In 2001 I went to the movies with some friends to see the summer’s hot film. It was an action movie, but not like anything that I’d seen before. It was a heist movie, but the film didn’t center around planning and executing the heist—it centered are cars.
I’d grown up around cars my entire life, but I’d never experienced cars as part of pop culture like this before. Not even NASCAR—one of the most popular sports in the world—had the kind of mass appeal as The Fast and the Furious.
It was a cultural phenomenon. All of a sudden, there were teenagers and young adults driving small, front wheel drive cars with body kits, wings, and decals stuck all over them. Local “racing teams” sprouted up everywhere there was a group of kids with cars. Drag strips were no longer the realm of middle-aged men with muscle cars anymore, kids with Hondas and Toyotas were making their way into the staging lanes.
The Fast and the Furious was based on an article written by Kenneth Li for Vibe back in 1999 about street racers in New York. It follows a driver, Rafael Estevez, as he goes from street racing to trying to break the Honda quarter-mile speed record and become a professional. From an article in a magazine to a major motion picture—import car culture was thrown head-long into popular culture.
The world of cars got turned upside-down almost overnight.
Car Culture after The Fast and the Furious
People from all over jumped headlong into the tuning scene. There was a boom in buying performance parts, 4-cylinder imports, and flashy paint jobs and body kits. Car shows were no longer the realm of the grey-haired man with his “T-Bucket” or ’39 Ford wrapped around a Corvette engine and drivetrain. Now, show cars had ground effects, neon lights, sound systems, and turbos.
A new generation of car lovers was born, and their love of cars was built around cars from arguably the most bland period of cars in the 20th century—the 90’s.
For 90’s cars, there was more to tuning than boring cylinders or putting in a “hotter” cam, mostly because four-cylinder engines had limited capabilities in their natural forms. There were fuel maps, injector flow rates, air-fuel ratios, computer programs, boost controllers, and the addition of turbos and superchargers.
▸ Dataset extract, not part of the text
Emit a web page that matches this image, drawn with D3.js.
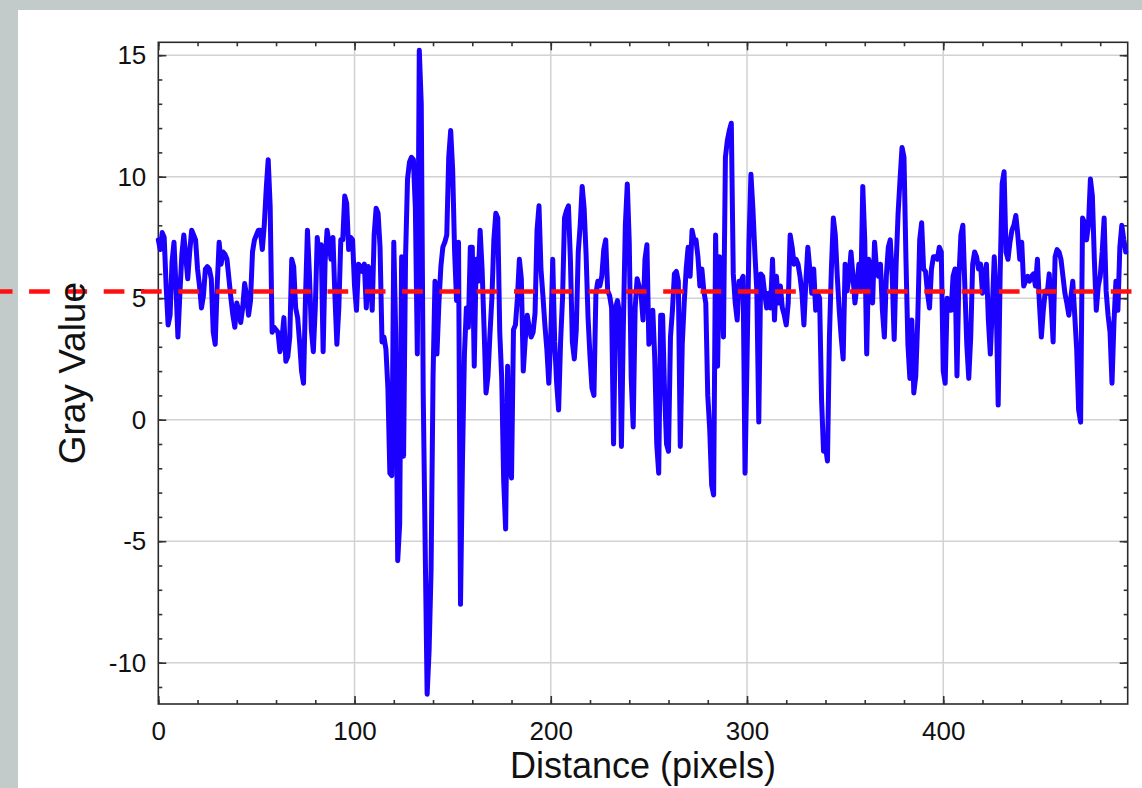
<!DOCTYPE html>
<html>
<head>
<meta charset="utf-8">
<script src="https://cdn.jsdelivr.net/npm/d3@7"></script>
<style>
    html, body { margin: 0; padding: 0; background: #c3caca; }
    #chart { width: 1142px; height: 788px; }
    text { font-family: "Liberation Sans", Arial, Helvetica, sans-serif; fill: #111; }
</style>
</head>
<body>
<div id="chart"></div>
<script>
// profile values, one per pixel of distance (0..493)
const grayValues = [
    7.4, 7.0, 7.7, 7.5, 5.5, 3.9, 4.3, 6.5, 7.3, 5.5, 3.4, 5.2, 6.8, 7.6, 6.7, 5.8, 6.9, 7.8, 7.6, 7.4,
    6.2, 5.5, 4.6, 5.1, 6.2, 6.3, 6.2, 5.8, 3.6, 3.1, 5.5, 7.3, 6.4, 6.9, 6.8, 6.6, 5.8, 5.0, 4.3, 3.8,
    4.8, 4.5, 4.0, 4.6, 5.6, 5.1, 4.3, 4.9, 6.9, 7.4, 7.6, 7.8, 7.8, 7.0, 8.0, 9.5, 10.7, 8.8, 3.6, 3.8,
    3.7, 3.6, 2.8, 3.3, 4.2, 2.4, 2.6, 3.4, 6.6, 6.3, 4.6, 4.2, 3.2, 2.0, 1.5, 5.0, 7.8, 6.0, 3.7, 2.8,
    4.6, 7.5, 6.6, 7.2, 2.8, 6.5, 7.8, 7.3, 6.6, 7.5, 5.1, 3.1, 4.6, 7.4, 7.4, 9.2, 8.9, 7.0, 7.5, 7.4,
    5.5, 4.5, 6.4, 6.3, 6.1, 6.4, 4.6, 6.3, 6.0, 4.5, 7.6, 8.7, 8.5, 7.1, 3.2, 3.4, 2.9, 1.3, -2.2, -2.3,
    7.3, 3.5, -5.8, -4.3, 6.7, -1.5, 6.7, 9.9, 10.6, 10.8, 10.7, 8.7, 2.7, 15.2, 13.0, 1.1, -5.2, -11.3, -9.5, -6.2,
    1.7, 5.7, 2.7, 4.8, 6.3, 7.1, 7.3, 7.6, 10.8, 11.9, 10.3, 6.9, 4.9, 7.3, -7.6, -1.7, 2.7, 4.6, 3.8, 7.1,
    7.1, 2.2, 6.6, 5.7, 7.8, 6.2, 3.8, 1.1, 1.8, 3.5, 5.0, 7.4, 8.5, 8.3, 3.6, 1.7, -2.5, -4.5, 2.2, -1.8,
    -2.4, 3.7, 3.9, 5.0, 6.6, 5.8, 2.0, 3.3, 4.3, 3.8, 3.4, 3.6, 4.4, 7.8, 8.8, 6.2, 5.1, 3.9, 2.9, 1.5,
    3.4, 6.6, 3.2, 1.5, 0.4, 3.2, 5.0, 8.3, 8.6, 8.8, 6.6, 3.2, 2.5, 3.7, 6.9, 8.0, 9.6, 8.7, 6.8, 4.2,
    2.6, 1.3, 1.0, 5.2, 5.7, 5.5, 5.9, 7.0, 7.4, 5.3, 5.1, 4.6, -1.0, 4.6, 4.9, 4.4, -1.1, 3.9, 8.0, 9.7,
    7.3, 1.7, -0.3, 4.6, 5.8, 5.5, 5.2, 4.1, 6.6, 7.2, 3.1, 3.4, 4.5, 2.5, -1.0, -2.2, 4.3, 4.3, 1.1, -1.0,
    -1.3, 3.4, 4.5, 6.0, 6.1, 5.7, -1.1, 3.1, 4.8, 6.2, 7.1, 5.9, 7.8, 7.4, 7.4, 6.7, 5.5, 6.2, 5.3, 4.8,
    1.0, -0.4, -2.7, -3.1, 7.6, 2.2, 6.7, 6.6, 3.4, 10.8, 11.5, 11.9, 12.2, 6.0, 4.8, 4.1, 5.7, 5.7, 5.9, -2.2,
    2.4, 7.3, 10.1, 8.7, 6.9, 5.3, -0.1, 6.0, 5.9, 5.2, 4.6, 5.2, 4.6, 6.6, 4.1, 5.9, 4.8, 5.5, 4.6, 4.3,
    3.9, 4.8, 7.6, 7.1, 6.4, 6.6, 6.4, 5.9, 5.2, 3.9, 5.7, 7.1, 6.2, 5.2, 6.2, 4.5, 5.2, 5.0, 0.8, -1.3,
    -1.1, -1.7, 3.4, 6.2, 8.3, 7.6, 5.9, 4.5, 3.4, 2.5, 6.4, 5.3, 5.9, 6.9, 5.9, 4.8, 5.5, 6.4, 5.3, 9.6,
    7.4, 2.7, 6.6, 6.2, 4.8, 7.3, 6.2, 5.9, 6.4, 4.5, 3.4, 5.9, 7.1, 7.4, 5.9, 3.3, 6.4, 8.5, 9.9, 11.2,
    10.8, 6.6, 3.1, 1.7, 4.1, 1.1, 1.8, 4.1, 7.4, 8.1, 6.2, 6.1, 5.2, 4.6, 6.2, 6.7, 6.7, 6.6, 7.1, 6.9,
    2.0, 1.5, 5.0, 4.5, 4.5, 5.9, 6.2, 1.8, 5.9, 7.6, 8.0, 5.5, 3.1, 1.7, 3.4, 6.4, 6.9, 6.7, 6.2, 6.4,
    5.2, 5.9, 6.4, 4.1, 2.7, 4.6, 6.7, 4.8, 0.6, 6.0, 9.7, 10.2, 6.9, 6.6, 7.3, 7.8, 8.0, 8.4, 7.6, 6.6,
    7.3, 5.5, 5.7, 5.9, 5.7, 5.9, 6.0, 5.5, 6.6, 4.8, 3.4, 4.5, 5.3, 5.2, 6.0, 4.8, 3.2, 6.7, 7.0, 6.9,
    6.6, 5.9, 5.2, 4.8, 4.3, 5.0, 5.7, 4.3, 2.9, 0.4, -0.1, 8.3, 8.1, 7.4, 8.0, 9.9, 9.2, 6.6, 4.5, 5.5,
    5.9, 6.9, 8.3, 5.3, 4.3, 3.6, 1.5, 4.0, 5.7, 4.5, 7.1, 8.0, 7.4, 6.9
];
const distances = grayValues.map((v, i) => i);

// dashed reference level
const refLevel = [5.28];

const xTicks = [0, 100, 200, 300, 400];
const xMinorTicks = d3.range(0, 494, 20);
const yTicks = [-10, -5, 0, 5, 10, 15];
const yMinorTicks = d3.range(-11, 16, 1);

const xDomain = [0, 494];
const yDomain = [-11.7, 15.53];

const W = 1142, H = 788;
const plot = { left: 158.3, right: 1127.7, top: 42.3, bottom: 704 };

const svg = d3.select('#chart')
    .append('svg')
    .attr('width', W)
    .attr('height', H);

// white panel on gray backdrop
svg.append('rect')
    .attr('x', 18).attr('y', 10)
    .attr('width', W - 18).attr('height', H - 10)
    .attr('fill', '#ffffff');

const x = d3.scaleLinear().domain(xDomain).range([plot.left, plot.right]);
const y = d3.scaleLinear().domain(yDomain).range([plot.bottom, plot.top]);

// grid
const grid = svg.append('g').attr('stroke', '#d2d2d2').attr('stroke-width', 1.5);
grid.selectAll('.gx').data(xTicks.filter(d => d > 0))
    .enter().append('line')
    .attr('x1', d => x(d)).attr('x2', d => x(d))
    .attr('y1', plot.top).attr('y2', plot.bottom);
grid.selectAll('.gy').data(yTicks)
    .enter().append('line')
    .attr('x1', plot.left).attr('x2', plot.right)
    .attr('y1', d => y(d)).attr('y2', d => y(d));

// axes: ticks inside on all sides, plain hyphen for minus
function tickAxis(axis, values, size, labels) {
    return axis.tickValues(values).tickSize(size).tickSizeOuter(0)
        .tickFormat(labels ? d => String(d) : '');
}

const axisStyle = g => {
    g.select('.domain').remove();
    g.selectAll('.tick line').attr('stroke', '#333').attr('stroke-width', 1.6);
    g.selectAll('.tick text').attr('font-size', 26).attr('fill', '#111')
        .attr('font-family', '"Liberation Sans", Arial, sans-serif');
};

svg.append('g').attr('transform', `translate(0,${plot.bottom})`)
    .call(tickAxis(d3.axisBottom(x), xMinorTicks, -4, false)).call(axisStyle);
svg.append('g').attr('transform', `translate(0,${plot.bottom})`)
    .call(tickAxis(d3.axisBottom(x), xTicks, -8, true).tickPadding(17.5)).call(axisStyle);
svg.append('g').attr('transform', `translate(0,${plot.top})`)
    .call(tickAxis(d3.axisTop(x), xMinorTicks, -4, false)).call(axisStyle);
svg.append('g').attr('transform', `translate(0,${plot.top})`)
    .call(tickAxis(d3.axisTop(x), xTicks, -8, false)).call(axisStyle);

svg.append('g').attr('transform', `translate(${plot.left},0)`)
    .call(tickAxis(d3.axisLeft(y), yMinorTicks, -4, false)).call(axisStyle);
svg.append('g').attr('transform', `translate(${plot.left},0)`)
    .call(tickAxis(d3.axisLeft(y), yTicks, -8, true).tickPadding(12)).call(axisStyle);
svg.append('g').attr('transform', `translate(${plot.right},0)`)
    .call(tickAxis(d3.axisRight(y), yMinorTicks, -4, false)).call(axisStyle);
svg.append('g').attr('transform', `translate(${plot.right},0)`)
    .call(tickAxis(d3.axisRight(y), yTicks, -8, false)).call(axisStyle);

// frame
svg.append('rect')
    .attr('x', plot.left).attr('y', plot.top)
    .attr('width', plot.right - plot.left).attr('height', plot.bottom - plot.top)
    .attr('fill', 'none').attr('stroke', '#2a2a2a').attr('stroke-width', 1.6);

// profile line
const line = d3.line()
    .x((d, i) => x(distances[i]))
    .y(d => y(d));

svg.append('path')
    .datum(grayValues)
    .attr('fill', 'none')
    .attr('stroke', '#1c00ff')
    .attr('stroke-width', 5)
    .attr('stroke-linejoin', 'round')
    .attr('stroke-linecap', 'round')
    .attr('d', line);

// red dashed level, runs across the whole picture
svg.selectAll('.ref').data(refLevel)
    .enter().append('line')
    .attr('x1', 0).attr('x2', W)
    .attr('y1', d => y(d)).attr('y2', d => y(d))
    .attr('stroke', '#ff1010')
    .attr('stroke-width', 4.5)
    .attr('stroke-dasharray', '20.7 16.6')
    .attr('stroke-dashoffset', 8.2);

// axis titles
svg.append('text')
    .attr('x', (plot.left + plot.right) / 2)
    .attr('y', 778)
    .attr('text-anchor', 'middle')
    .attr('font-size', 36)
    .text('Distance (pixels)');

svg.append('text')
    .attr('transform', `translate(85,${(plot.top + plot.bottom) / 2}) rotate(-90)`)
    .attr('text-anchor', 'middle')
    .attr('font-size', 37)
    .text('Gray Value');
</script>
</body>
</html>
Now, to tune a car, you needed a course in computer programming in addition to understanding the basics of engine building.
Even so, this opened the door to a generation of young car lovers to buying, repairing, and modding cars using makes and models that they could not only afford, but were built in numbers that allowed for easy sourcing of parts and a thriving aftermarket—sometimes only available from Japan where a majority of these cars were designed and manufactured. With the increasing need for parts, it wasn’t long before the aftermarket found a home in the US and parts became even more affordable and easier to get.
Rather than replacing American car culture wholesale, tuning culture grew in and around the existing culture, much to the annoyance of the “old guard”. Using the pejorative term “rice burner” to refer to these cars, they grumbled on about car culture dying out.
Having grown up around American muscle cars, I too had trouble seeing the appeal of a compact import relying on turbos and nitrous to be fast. Through the intervening years, though, my feelings about cars and car cultures grew and evolved into appreciation and enjoyment of imports, small engines, and forced induction.
Car Culture Today
Even though the boom has slowed down some in the 16 years since The Fast and the Furious came out, enough die-hard “car guys” were left behind to lay the groundwork for the vibrant and diverse car culture we have today.
Car culture has always been diverse and full of interesting characters. But, The Fast and the Furious brought people into car culture that hadn’t given it a thought or couldn’t afford it and they helped to build on and improve the vast and plentiful aftermarket that us “car guys” rely on to help take the cars we love to the next level.
That’s the effect that The Fast and the Furious had on car culture: its more diverse and approachable than it may have ever been.